• What the exercise asks:
Print, word for word, every line from the beginning of the listing up to and including the line with "const A_Y_TICKS = [0, 20, 40, 60, 80, 100, 120];". Pictures are to be excluded.

• Supplied data:

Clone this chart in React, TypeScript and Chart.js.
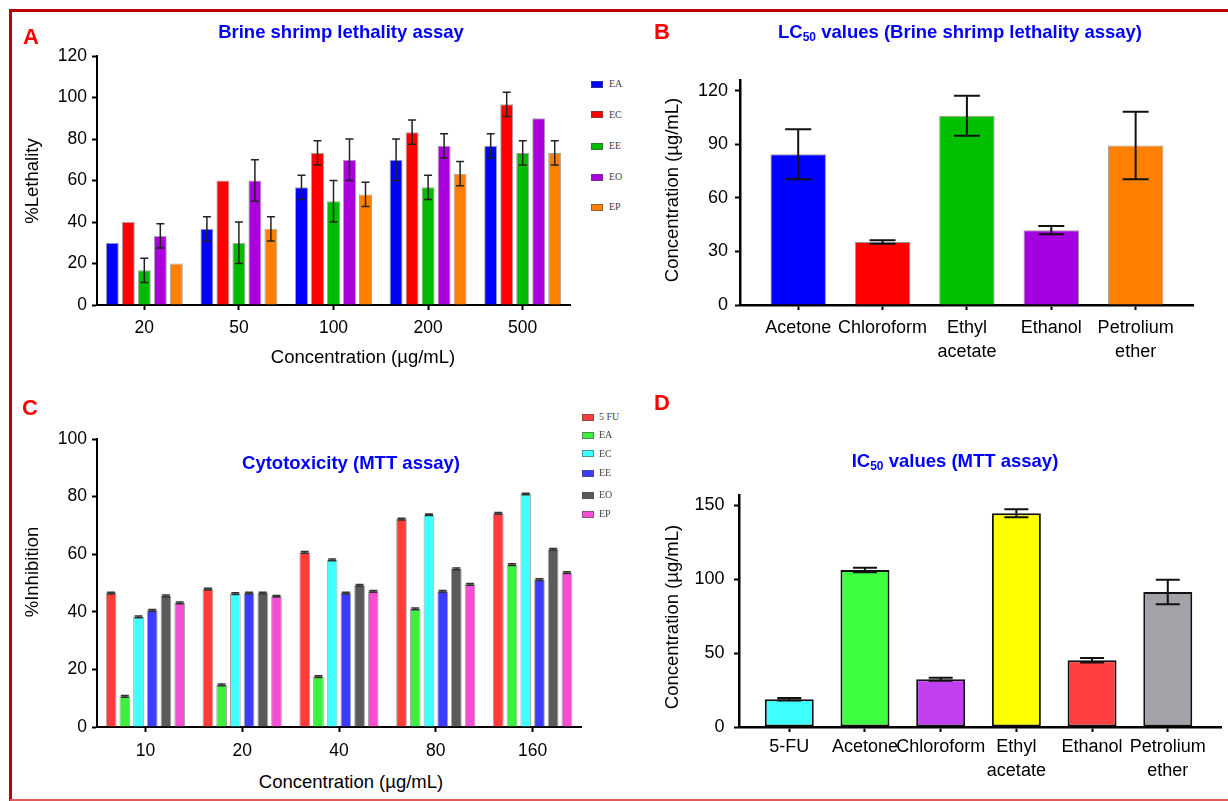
import React, { useEffect, useRef } from 'react';
import { Chart, registerables } from 'chart.js';
Chart.register(...registerables);

const FONT = '"Liberation Sans", Arial, Helvetica, sans-serif';
const SERIF = '"Liberation Serif", "Times New Roman", serif';

// ---------- Panel A : Brine shrimp lethality ----------
const A_CATEGORIES = ['20', '50', '100', '200', '500'];
const A_SERIES = ['EA', 'EC', 'EE', 'EO', 'EP'];
const A_EA = [30, 36.7, 56.7, 70, 76.7];
const A_EC = [40, 60, 73.3, 83.3, 96.7];
const A_EE = [16.7, 30, 50, 56.7, 73.3];
const A_EO = [33.3, 60, 70, 76.7, 90];
const A_EP = [20, 36.7, 53.3, 63.3, 73.3];
const A_EA_ERR = [0, 5.8, 5.8, 10, 5.8];
const A_EC_ERR = [0, 0, 5.8, 5.8, 5.8];
const A_EE_ERR = [5.8, 10, 10, 5.8, 5.8];
const A_EO_ERR = [5.8, 10, 10, 5.8, 0];
const A_EP_ERR = [0, 5.8, 5.8, 5.8, 5.8];
const A_COLORS = ['#0000ff', '#ff0000', '#00bb00', '#aa00dd', '#ff8000'];
const A_Y_TICKS = [0, 20, 40, 60, 80, 100, 120];

// ---------- Panel B : LC50 ----------
const B_CATEGORIES: (string | string[])[] = ['Acetone', 'Chloroform', ['Ethyl', 'acetate'], 'Ethanol', ['Petrolium', 'ether']];
const B_VALUES = [84.4, 35.3, 106, 41.9, 89.3];
const B_ERR = [14, 1, 11.2, 2.3, 18.9];
const B_COLORS = ['#0000ff', '#ff0000', '#00c000', '#a400e0', '#ff8000'];
const B_Y_TICKS = [0, 30, 60, 90, 120];

// ---------- Panel C : Cytotoxicity ----------
const C_CATEGORIES = ['10', '20', '40', '80', '160'];
const C_SERIES = ['5 FU', 'EA', 'EC', 'EE', 'EO', 'EP'];
const C_5FU = [46.5, 47.9, 60.6, 72.2, 74.2];
const C_EA = [10.6, 14.6, 17.5, 41, 56.4];
const C_EC = [38.2, 46.3, 58, 73.7, 80.9];
const C_EE = [40.5, 46.5, 46.5, 47.1, 51.2];
const C_EO = [45.5, 46.5, 49.2, 54.9, 61.7];
const C_EP = [43.1, 45.4, 47.1, 49.5, 53.6];
const C_ERR = [0.3, 0.3, 0.3, 0.3, 0.3];
const C_COLORS = ['#ff3c3c', '#3ef03e', '#40ffff', '#3c3cff', '#5a5a5a', '#f24fd2'];
const C_Y_TICKS = [0, 20, 40, 60, 80, 100];

// ---------- Panel D : IC50 ----------
const D_CATEGORIES: (string | string[])[] = ['5-FU', 'Acetone', 'Chloroform', ['Ethyl', 'acetate'], 'Ethanol', ['Petrolium', 'ether']];
const D_VALUES = [18.8, 106.2, 32.3, 144.7, 45.2, 91.3];
const D_ERR = [0.8, 1.5, 1, 2.7, 1.5, 8.3];
const D_COLORS = ['#40ffff', '#40ff40', '#c040f0', '#ffff00', '#ff4040', '#a2a2a8'];
const D_Y_TICKS = [0, 50, 100, 150];

type Frame = { left: number; top: number; right: number; bottom: number; yW: number; xH: number; padT: number; padR: number; padL: number; padB: number };

function canvasBox(f: Frame) {
  return {
    left: f.left - f.yW - f.padL,
    top: f.top - f.padT,
    width: f.right - f.left + f.yW + f.padL + f.padR,
    height: f.bottom - f.top + f.padT + f.xH + f.padB,
  };
}

const errorBarPlugin: any = {
  id: 'errorBars',
  afterDatasetsDraw(chart: any, _args: any, opts: any) {
    const { ctx } = chart;
    const yScale = chart.scales.y;
    ctx.save();
    ctx.strokeStyle = opts.color || '#000';
    ctx.lineWidth = opts.width || 1.5;
    const cw = opts.cap || 8;
    chart.data.datasets.forEach((ds: any, di: number) => {
      const errs = ds.errors;
      if (!errs) return;
      const meta = chart.getDatasetMeta(di);
      meta.data.forEach((bar: any, i: number) => {
        const e = errs[i];
        if (!e) return;
        const raw = ds.data[i];
        const v = typeof raw === 'number' ? raw : raw.y;
        const x = bar.x;
        const yT = yScale.getPixelForValue(v + e);
        const yB = yScale.getPixelForValue(v - e);
        ctx.beginPath();
        ctx.moveTo(x, yT);
        ctx.lineTo(x, yB);
        ctx.moveTo(x - cw / 2, yT);
        ctx.lineTo(x + cw / 2, yT);
        ctx.moveTo(x - cw / 2, yB);
        ctx.lineTo(x + cw / 2, yB);
        ctx.stroke();
      });
    });
    ctx.restore();
  },
};

const fixY = (w: number) => (s: any) => {
  s.width = w;
  s.paddingTop = 0; s.paddingBottom = 0; s.paddingLeft = 0; s.paddingRight = 0;
};
const fixX = (h: number) => (s: any) => {
  s.height = h;
  s.paddingTop = 0; s.paddingBottom = 0; s.paddingLeft = 0; s.paddingRight = 0;
};

function axisCommon(lineW: number, tickLen: number) {
  return {
    z: 1,
    grid: { display: true, drawOnChartArea: false, drawTicks: true, tickLength: tickLen, tickWidth: 2, tickColor: '#000', offset: false },
    border: { display: true, color: '#000', width: lineW },
  };
}

function baseOptions(f: Frame, x: any, y: any, err: any) {
  return {
    responsive: false,
    maintainAspectRatio: false,
    animation: false,
    devicePixelRatio: 1,
    events: [],
    layout: { padding: { left: f.padL, top: f.padT, right: f.padR, bottom: f.padB } },
    plugins: { legend: { display: false }, tooltip: { enabled: false }, title: { display: false }, errorBars: err },
    scales: { x, y },
  };
}

function groupedConfig(f: Frame, cats: string[], names: string[], vals: number[][], errs: number[][], colors: string[], yTicks: number[], yMax: number, o: any) {
  return {
    type: 'bar',
    data: {
      labels: cats,
      datasets: names.map((n, i) => ({
        label: n,
        data: vals[i],
        errors: errs[i],
        backgroundColor: colors[i],
        borderColor: 'rgba(90,90,90,0.55)',
        borderWidth: 1,
        categoryPercentage: o.catPct,
        barPercentage: o.barPct,
      })),
    },
    options: baseOptions(
      f,
      {
        type: 'category',
        offset: true,
        ...axisCommon(2, 5),
        ticks: { color: '#000', font: { family: FONT, size: o.tickSize }, padding: o.xPad, autoSkip: false, maxRotation: 0, minRotation: 0 },
        afterFit: fixX(f.xH),
      },
      {
        type: 'linear',
        min: 0,
        max: yMax,
        ...axisCommon(2, 5),
        afterBuildTicks: (s: any) => { s.ticks = yTicks.map((v) => ({ value: v })); },
        ticks: { color: '#000', font: { family: FONT, size: o.tickSize }, padding: o.yPad },
        afterFit: fixY(f.yW),
      },
      o.err
    ),
    plugins: [errorBarPlugin],
  };
}

function singleConfig(f: Frame, cats: (string | string[])[], vals: number[], errs: number[], colors: string[], yTicks: number[], yMax: number, o: any) {
  return {
    type: 'bar',
    data: {
      datasets: [
        {
          data: vals.map((v, i) => ({ x: i, y: v })),
          errors: errs,
          backgroundColor: colors,
          borderColor: o.borderColor,
          borderWidth: o.borderWidth,
          borderSkipped: o.borderSkipped,
          categoryPercentage: 1,
          barPercentage: o.barPct,
        },
      ],
    },
    options: baseOptions(
      f,
      {
        type: 'linear',
        offset: false,
        min: o.xMin,
        max: o.xMax,
        ...axisCommon(2.5, 5),
        afterBuildTicks: (s: any) => { s.ticks = cats.map((_, i) => ({ value: i })); },
        ticks: {
          color: '#000',
          font: { family: FONT, size: 18, lineHeight: 1.333 },
          padding: o.xPad,
          autoSkip: false,
          maxRotation: 0,
          minRotation: 0,
          callback: (v: any) => cats[Math.round(v)] ?? '',
        },
        afterFit: fixX(f.xH),
      },
      {
        type: 'linear',
        min: 0,
        max: yMax,
        ...axisCommon(2.5, 5),
        afterBuildTicks: (s: any) => { s.ticks = yTicks.map((v) => ({ value: v })); },
        ticks: { color: '#000', font: { family: FONT, size: 18 }, padding: o.yPad },
        afterFit: fixY(f.yW),
      },
      o.err
    ),
    plugins: [errorBarPlugin],
  };
}

function ChartCanvas({ frame, build }: { frame: Frame; build: (f: Frame) => any }) {
  const ref = useRef<HTMLCanvasElement>(null);
  const box = canvasBox(frame);
  useEffect(() => {
    const chart = new Chart(ref.current as HTMLCanvasElement, build(frame));
    return () => chart.destroy();
  }, []);
  return (
    <canvas
      ref={ref}
      width={box.width}
      height={box.height}
      style={{ position: 'absolute', left: box.left, top: box.top, width: box.width, height: box.height }}
    />
  );
}

function Txt({ x, y, size, bold, color, rotate, family, children }: any) {
  return (
    <div
      style={{
        position: 'absolute',
        left: x,
        top: y,
        transform: `translate(-50%, -50%)${rotate ? ' rotate(-90deg)' : ''}`,
        fontSize: size,
        fontWeight: bold ? 'bold' : 'normal',
        color: color || '#000',
        whiteSpace: 'nowrap',
        lineHeight: 1,
        fontFamily: family || FONT,
      }}
    >
      {children}
    </div>
  );
}

function Legend({ names, colors, x, ys, textX }: any) {
  return (
    <>
      {names.map((n: string, i: number) => (
        <React.Fragment key={n}>
          <div
            style={{
              position: 'absolute', left: x, top: ys[i] - 3.5, width: 12, height: 7, boxSizing: 'border-box',
              background: colors[i], border: '1px solid rgba(80,80,80,0.6)',
            }}
          />
          <div
            style={{
              position: 'absolute', left: textX, top: ys[i], transform: 'translateY(-50%)', fontFamily: SERIF,
              fontSize: 10, color: '#444', lineHeight: 1, whiteSpace: 'nowrap',
            }}
          >
            {n}
          </div>
        </React.Fragment>
      ))}
    </>
  );
}

const FRAME_A: Frame = { left: 97, right: 570, top: 56, bottom: 305, yW: 60, xH: 45, padT: 12, padR: 14, padL: 0, padB: 0 };
const FRAME_B: Frame = { left: 740, right: 1193, top: 80, bottom: 305, yW: 60, xH: 62, padT: 12, padR: 12, padL: 0, padB: 0 };
const FRAME_C: Frame = { left: 97, right: 581, top: 439, bottom: 727, yW: 60, xH: 40, padT: 12, padR: 12, padL: 0, padB: 0 };
const FRAME_D: Frame = { left: 739, right: 1221, top: 495, bottom: 727, yW: 60, xH: 62, padT: 12, padR: 6, padL: 0, padB: 0 };

const buildA = (f: Frame) =>
  groupedConfig(f, A_CATEGORIES, A_SERIES, [A_EA, A_EC, A_EE, A_EO, A_EP], [A_EA_ERR, A_EC_ERR, A_EE_ERR, A_EO_ERR, A_EP_ERR], A_COLORS, A_Y_TICKS, 120, {
    catPct: 0.846, barPct: 0.81, tickSize: 17.5, xPad: 7.5, yPad: 5, err: { color: '#222', width: 1.5, cap: 8 },
  });
const buildC = (f: Frame) =>
  groupedConfig(f, C_CATEGORIES, C_SERIES, [C_5FU, C_EA, C_EC, C_EE, C_EO, C_EP], [C_ERR, C_ERR, C_ERR, C_ERR, C_ERR, C_ERR], C_COLORS, C_Y_TICKS, 100, {
    catPct: 0.85, barPct: 0.78, tickSize: 17.5, xPad: 9, yPad: 5, err: { color: '#333', width: 1.5, cap: 8 },
  });
const buildB = (f: Frame) =>
  singleConfig(f, B_CATEGORIES, B_VALUES, B_ERR, B_COLORS, B_Y_TICKS, 126, {
    xMin: -0.69, xMax: 4.68, barPct: 0.658, borderColor: 'rgba(90,90,90,0.6)', borderWidth: 1, borderSkipped: 'start',
    xPad: 6, yPad: 7, err: { color: '#111', width: 2, cap: 26 },
  });
const buildD = (f: Frame) =>
  singleConfig(f, D_CATEGORIES, D_VALUES, D_ERR, D_COLORS, D_Y_TICKS, 157, {
    xMin: -0.664, xMax: 5.703, barPct: 0.647, borderColor: '#111', borderWidth: 2, borderSkipped: false,
    xPad: 2.7, yPad: 9.5, err: { color: '#111', width: 2, cap: 24 },
  });

const BLUE = '#0000ff';
const RED = '#ff0000';

export default function App() {
  return (
    <div style={{ position: 'absolute', left: 0, top: 0, width: 1228, height: 801, overflow: 'hidden', background: '#fff', fontFamily: FONT }}>
      {/* frame */}
      <div style={{ position: 'absolute', left: 9, top: 9, width: 1219, height: 3, background: '#c00000' }} />
      <div style={{ position: 'absolute', left: 9, top: 9, width: 3, height: 792, background: '#c00000' }} />
      <div style={{ position: 'absolute', left: 10, top: 799, width: 1218, height: 2, background: '#e05a5a' }} />

      <ChartCanvas frame={FRAME_A} build={buildA} />
      <ChartCanvas frame={FRAME_B} build={buildB} />
      <ChartCanvas frame={FRAME_C} build={buildC} />
      <ChartCanvas frame={FRAME_D} build={buildD} />

      {/* Panel A */}
      <Txt x={31} y={37} size={22} bold color={RED}>A</Txt>
      <Txt x={341} y={32} size={18.5} bold color={BLUE}>Brine shrimp lethality assay</Txt>
      <Txt x={32} y={181} size={18.5} rotate>%Lethality</Txt>
      <Txt x={363} y={357} size={18.5}>Concentration (µg/mL)</Txt>
      <Legend names={A_SERIES} colors={A_COLORS} x={591} ys={[84, 114.5, 146, 177, 207]} textX={609} />

      {/* Panel B */}
      <Txt x={662} y={32} size={22} bold color={RED}>B</Txt>
      <Txt x={960} y={32} size={18.5} bold color={BLUE}>
        LC<span style={{ fontSize: 12, position: 'relative', top: 3 }}>50</span> values (Brine shrimp lethality assay)
      </Txt>
      <Txt x={672} y={190} size={18.5} rotate>Concentration (µg/mL)</Txt>

      {/* Panel C */}
      <Txt x={30} y={408} size={22} bold color={RED}>C</Txt>
      <Txt x={351} y={463} size={18.5} bold color={BLUE}>Cytotoxicity (MTT assay)</Txt>
      <Txt x={32} y={572} size={18.5} rotate>%Inhibition</Txt>
      <Txt x={351} y={782} size={18.5}>Concentration (µg/mL)</Txt>
      <Legend names={C_SERIES} colors={C_COLORS} x={582} ys={[417, 435, 453.5, 473, 495, 514]} textX={599} />

      {/* Panel D */}
      <Txt x={662} y={403} size={22} bold color={RED}>D</Txt>
      <Txt x={955} y={461} size={18.5} bold color={BLUE}>
        IC<span style={{ fontSize: 12, position: 'relative', top: 3 }}>50</span> values (MTT assay)
      </Txt>
      <Txt x={672} y={617} size={18.5} rotate>Concentration (µg/mL)</Txt>
    </div>
  );
}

• Full response:
Clone this chart in React, TypeScript and Chart.js.
import React, { useEffect, useRef } from 'react';
import { Chart, registerables } from 'chart.js';
Chart.register(...registerables);

const FONT = '"Liberation Sans", Arial, Helvetica, sans-serif';
const SERIF = '"Liberation Serif", "Times New Roman", serif';

// ---------- Panel A : Brine shrimp lethality ----------
const A_CATEGORIES = ['20', '50', '100', '200', '500'];
const A_SERIES = ['EA', 'EC', 'EE', 'EO', 'EP'];
const A_EA = [30, 36.7, 56.7, 70, 76.7];
const A_EC = [40, 60, 73.3, 83.3, 96.7];
const A_EE = [16.7, 30, 50, 56.7, 73.3];
const A_EO = [33.3, 60, 70, 76.7, 90];
const A_EP = [20, 36.7, 53.3, 63.3, 73.3];
const A_EA_ERR = [0, 5.8, 5.8, 10, 5.8];
const A_EC_ERR = [0, 0, 5.8, 5.8, 5.8];
const A_EE_ERR = [5.8, 10, 10, 5.8, 5.8];
const A_EO_ERR = [5.8, 10, 10, 5.8, 0];
const A_EP_ERR = [0, 5.8, 5.8, 5.8, 5.8];
const A_COLORS = ['#0000ff', '#ff0000', '#00bb00', '#aa00dd', '#ff8000'];
const A_Y_TICKS = [0, 20, 40, 60, 80, 100, 120];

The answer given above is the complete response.